Problem requirements:
Return the number of lines that contain the word "chart", and return nothing else.

** start **

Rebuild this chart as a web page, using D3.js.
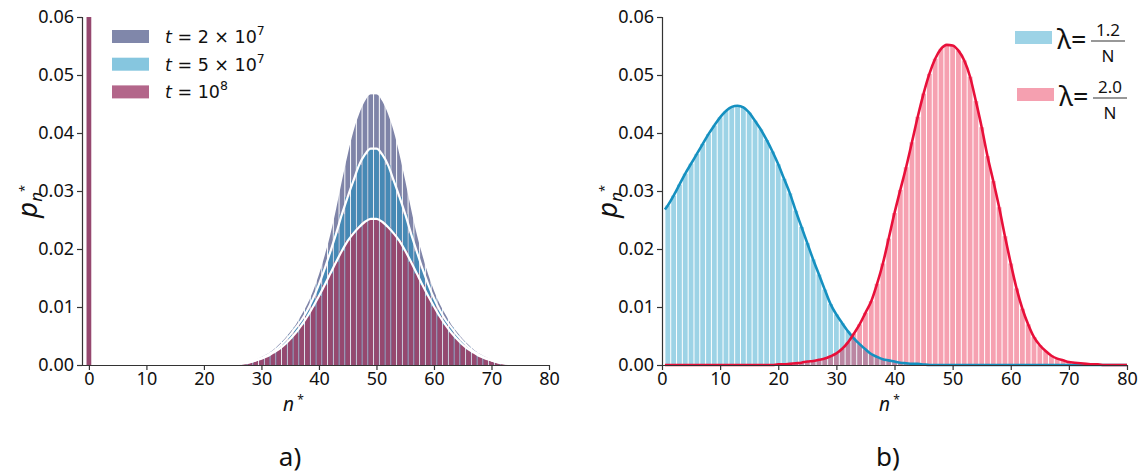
<!DOCTYPE html>
<html>
<head>
<meta charset="utf-8">
<script src="https://cdn.jsdelivr.net/npm/d3@7"></script>
<style>
  body { margin: 0; background: #fff; }
  svg { display: block; }
  .tick text { font-family: "Noto Sans", sans-serif; font-size: 18px; fill: #111; }
  .domain, .tick line { stroke: #333; stroke-width: 1.2; }
</style>
</head>
<body>
<svg id="chart" width="1141" height="476"></svg>
<script>
// panel a) : n = 0..80, three times
const nA = d3.range(0, 81);
const pT2e7 = [
  0, 0, 0, 0, 0, 0, 0, 0, 0, 0, 0, 0, 0, 0, 0, 0, 0, 0, 0, 0, 0, 0, 0, 0, 0,
  0.0001, 0.0002, 0.0004, 0.0006, 0.0009, 0.0014, 0.0019, 0.0026, 0.0035, 0.0045,
  0.0057, 0.0070, 0.0087, 0.0105, 0.0128, 0.0156, 0.0189, 0.0226, 0.0270, 0.0318,
  0.0363, 0.0403, 0.0433, 0.0455, 0.0467, 0.0467, 0.0455, 0.0433, 0.0403, 0.0363,
  0.0318, 0.0270, 0.0226, 0.0189, 0.0156, 0.0128, 0.0105, 0.0087, 0.0070, 0.0057,
  0.0045, 0.0035, 0.0026, 0.0019, 0.0014, 0.0009, 0.0006, 0.0004, 0.0002, 0.0001,
  0, 0, 0, 0, 0, 0
];
const pT5e7 = [
  0, 0, 0, 0, 0, 0, 0, 0, 0, 0, 0, 0, 0, 0, 0, 0, 0, 0, 0, 0, 0, 0, 0, 0, 0,
  0.0001, 0.0002, 0.0003, 0.0005, 0.0008, 0.0012, 0.0017, 0.0023, 0.0031, 0.0041,
  0.0052, 0.0065, 0.0078, 0.0095, 0.0115, 0.0139, 0.0166, 0.0196, 0.0227, 0.0260,
  0.0290, 0.0318, 0.0345, 0.0363, 0.0373, 0.0373, 0.0363, 0.0345, 0.0318, 0.0290,
  0.0260, 0.0227, 0.0196, 0.0166, 0.0139, 0.0115, 0.0095, 0.0078, 0.0065, 0.0052,
  0.0041, 0.0031, 0.0023, 0.0017, 0.0012, 0.0008, 0.0005, 0.0003, 0.0002, 0.0001,
  0, 0, 0, 0, 0, 0
];
// first bin goes off the top of the plot
const pT1e8 = [
  0.45, 0, 0, 0, 0, 0, 0, 0, 0, 0, 0, 0, 0, 0, 0, 0, 0, 0, 0, 0, 0, 0, 0, 0,
  0, 0.0001, 0.0002, 0.0003, 0.0005, 0.0008, 0.0011, 0.0015, 0.0021, 0.0027,
  0.0035, 0.0045, 0.0056, 0.0069, 0.0084, 0.0101, 0.0119, 0.0138, 0.0158, 0.0178,
  0.0197, 0.0214, 0.0227, 0.0238, 0.0247, 0.0252, 0.0252, 0.0247, 0.0238, 0.0227,
  0.0214, 0.0197, 0.0178, 0.0158, 0.0138, 0.0119, 0.0101, 0.0084, 0.0069, 0.0056,
  0.0045, 0.0035, 0.0027, 0.0021, 0.0015, 0.0011, 0.0008, 0.0005, 0.0003, 0.0002,
  0.0001, 0, 0, 0, 0, 0, 0
];

// panel b) : n = 1..80
const nB = d3.range(1, 81);
const pLam12 = [
  0.0275, 0.0292, 0.0311, 0.0330, 0.0347, 0.0364, 0.0381, 0.0398, 0.0413, 0.0427,
  0.0438, 0.0445, 0.0447, 0.0444, 0.0435, 0.0421, 0.0406, 0.0388, 0.0368, 0.0346,
  0.0321, 0.0296, 0.0266, 0.0238, 0.0210, 0.0182, 0.0156, 0.0130, 0.0105, 0.0087,
  0.0072, 0.0058, 0.0046, 0.0036, 0.0027, 0.0019, 0.0014, 0.0010, 0.0008, 0.0006,
  0.0004, 0.0003, 0.0002, 0.0002, 0.0001, 0, 0, 0, 0, 0,
  0, 0, 0, 0, 0, 0, 0, 0, 0, 0, 0, 0, 0, 0, 0, 0, 0, 0, 0, 0,
  0, 0, 0, 0, 0, 0, 0, 0, 0, 0
];
const pLam20 = [
  0, 0, 0, 0, 0, 0, 0, 0, 0, 0, 0, 0, 0, 0, 0, 0, 0, 0, 0,
  0.0001, 0.0001, 0.0002, 0.0003, 0.0004, 0.0006, 0.0007, 0.0009, 0.0011, 0.0015,
  0.0020, 0.0028, 0.0039, 0.0054, 0.0070, 0.0090, 0.0110, 0.0140, 0.0175, 0.0218,
  0.0262, 0.0302, 0.0341, 0.0384, 0.0428, 0.0468, 0.0502, 0.0528, 0.0545, 0.0552,
  0.0551, 0.0542, 0.0525, 0.0497, 0.0455, 0.0410, 0.0360, 0.0317, 0.0272, 0.0222,
  0.0175, 0.0132, 0.0097, 0.0070, 0.0048, 0.0034, 0.0024, 0.0016, 0.0011, 0.0008,
  0.0005, 0.0004, 0.0003, 0.0002, 0.0001, 0.0001, 0, 0, 0, 0, 0
];

const xTicks = [0, 10, 20, 30, 40, 50, 60, 70, 80];
const yTicks = [0, 0.01, 0.02, 0.03, 0.04, 0.05, 0.06];

const svg = d3.select("#chart");
const plotTop = 17, plotBottom = 365;

const y = d3.scaleLinear().domain([0, 0.06]).range([plotBottom, plotTop]);
const xA = d3.scaleLinear().domain([-1.2, 80]).range([82, 549]);
const xB = d3.scaleLinear().domain([0, 80]).range([662, 1127]);

const defs = svg.append("defs");
// clip so the n=0 spike stops at the top
defs.append("clipPath").attr("id", "clipA")
  .append("rect").attr("x", 82).attr("y", plotTop).attr("width", 470).attr("height", plotBottom - plotTop);
// smooth outline for the widest histogram
defs.append("clipPath").attr("id", "clipT2e7")
  .append("path")
  .attr("d", d3.area()
    .x((d, i) => xA(nA[i]))
    .y0(plotBottom)
    .y1(d => y(d))
    .curve(d3.curveMonotoneX)(pT2e7));

function bars(g, x, ns, vals, fill, opacity, hFn) {
  g.selectAll(null)
    .data(ns.map((n, i) => ({ n: n, v: hFn ? hFn(i) : vals[i] })).filter(d => d.v > 0))
    .enter()
    .append("rect")
    .attr("x", d => x(d.n - 0.5) + 0.5)
    .attr("width", d => x(d.n + 0.5) - x(d.n - 0.5) - 1)
    .attr("y", d => y(d.v))
    .attr("height", d => plotBottom - y(d.v))
    .attr("fill", fill)
    .attr("fill-opacity", opacity);
}

function curve(g, x, ns, vals, stroke, width, dash) {
  const pts = ns.map((n, i) => [n, vals[i]]);
  g.append("path")
    .datum(pts)
    .attr("fill", "none")
    .attr("stroke", stroke)
    .attr("stroke-width", width)
    .attr("stroke-dasharray", dash || null)
    .attr("d", d3.line().x(d => x(d[0])).y(d => y(d[1])).curve(d3.curveMonotoneX));
}

// ---------- panel a
const gA = svg.append("g").attr("clip-path", "url(#clipA)");
// widest one: bars reach up to their taller neighbour, then get trimmed to the curve
const gT2e7 = gA.append("g").attr("clip-path", "url(#clipT2e7)");
bars(gT2e7, xA, nA, pT2e7, "#7f84a8", 1,
  i => Math.max(pT2e7[i], pT2e7[i - 1] || 0, pT2e7[i + 1] || 0));
bars(gA, xA, nA, pT5e7, "#4689b5", 1);
bars(gA, xA, nA, pT1e8, "#96486f", 1);

// fitted curves (skip the spike at 0)
const tailA = nA.slice(24, 76);
curve(gA, xA, tailA, pT5e7.slice(24, 76), "#fff", 2.2);
curve(gA, xA, tailA, pT1e8.slice(24, 76), "#fff", 2.2);

svg.append("g")
  .attr("transform", `translate(82,0)`)
  .call(d3.axisLeft(y).tickValues(yTicks).tickSize(5).tickPadding(3).tickFormat(d3.format(".2f")));
svg.append("g")
  .attr("transform", `translate(0,${plotBottom})`)
  .call(d3.axisBottom(xA).tickValues(xTicks).tickSize(5).tickPadding(2).tickSizeOuter(0));

// ---------- panel b
const gB = svg.append("g");
bars(gB, xB, nB, pLam12, "#9dd3e6", 1);
bars(gB, xB, nB, pLam20, "#e8143c", 0.4);

curve(gB, xB, [0.5].concat(nB), [0.0268].concat(pLam12), "#1590c0", 2.6);
curve(gB, xB, [0.5].concat(nB), [0].concat(pLam20), "#e8103a", 2.6);

svg.append("g")
  .attr("transform", `translate(662,0)`)
  .call(d3.axisLeft(y).tickValues(yTicks).tickSize(5).tickPadding(3).tickFormat(d3.format(".2f")));
svg.append("g")
  .attr("transform", `translate(0,${plotBottom})`)
  .call(d3.axisBottom(xB).tickValues(xTicks).tickSize(5).tickPadding(2).tickSizeOuter(0));

// ---------- axis titles
function yTitle(xpos) {
  const t = svg.append("text")
    .attr("transform", `translate(${xpos},218) rotate(-90)`)
    .style("font-family", "'Noto Sans', sans-serif")
    .style("fill", "#111");
  t.append("tspan").style("font-style", "italic").style("font-size", "28px").text("p");
  t.append("tspan").attr("dy", 5).style("font-style", "italic").style("font-size", "17px").text("n");
  t.append("tspan").attr("dy", -13).style("font-size", "13px").text("*");
}
yTitle(37);
yTitle(617);

function xTitle(xpos) {
  const t = svg.append("text")
    .attr("x", xpos).attr("y", 411)
    .style("font-family", "'Noto Sans', sans-serif")
    .style("fill", "#111");
  t.append("tspan").style("font-style", "italic").style("font-size", "19px").text("n");
  t.append("tspan").attr("dy", -7).style("font-size", "12px").text(" *");
}
xTitle(283);
xTitle(879);

svg.append("text").attr("x", 290).attr("y", 466).attr("text-anchor", "middle")
  .style("font-family", "'Noto Sans', sans-serif").style("font-size", "26px").style("fill", "#111")
  .text("a)");
svg.append("text").attr("x", 888).attr("y", 466).attr("text-anchor", "middle")
  .style("font-family", "'Noto Sans', sans-serif").style("font-size", "26px").style("fill", "#111")
  .text("b)");

// ---------- legend a
const legA = [
  { c: "#8087aa", e: "2 × 10", s: "7" },
  { c: "#86c6df", e: "5 × 10", s: "7" },
  { c: "#b3668a", e: "10", s: "8" }
];
legA.forEach((d, i) => {
  const yy = 30 + i * 27.7;
  svg.append("rect").attr("x", 112).attr("y", yy).attr("width", 37).attr("height", 13).attr("fill", d.c);
  const t = svg.append("text").attr("x", 165).attr("y", yy + 13)
    .style("font-family", "'DejaVu Sans', sans-serif").style("font-size", "17.5px").style("fill", "#111");
  t.append("tspan").style("font-style", "italic").text("t");
  t.append("tspan").text(" = " + d.e);
  t.append("tspan").attr("dy", -8).style("font-size", "12.5px").text(d.s);
});

// ---------- legend b
const legB = [
  { c: "#9dd3e6", num: "1.2", y: 31 },
  { c: "#f5a0b0", num: "2.0", y: 88 }
];
legB.forEach((d, i) => {
  const ox = i * 2;
  svg.append("rect").attr("x", 1015 + ox).attr("y", d.y).attr("width", 37).attr("height", 13).attr("fill", d.c);
  svg.append("text").attr("x", 1057 + ox).attr("y", d.y + 18)
    .style("font-family", "'Noto Sans', sans-serif").style("font-size", "27px").style("fill", "#111")
    .text("λ=");
  svg.append("line").attr("x1", 1091 + ox).attr("x2", 1125 + ox)
    .attr("y1", d.y + 10).attr("y2", d.y + 10).attr("stroke", "#333").attr("stroke-width", 1.2);
  svg.append("text").attr("x", 1108 + ox).attr("y", d.y + 5).attr("text-anchor", "middle")
    .style("font-family", "'Noto Sans', sans-serif").style("font-size", "17px").style("fill", "#111")
    .text(d.num);
  svg.append("text").attr("x", 1108 + ox).attr("y", d.y + 31).attr("text-anchor", "middle")
    .style("font-family", "'Noto Sans', sans-serif").style("font-size", "17px").style("fill", "#111")
    .text("N");
});
</script>
</body>
</html>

** end **

Correct result:
3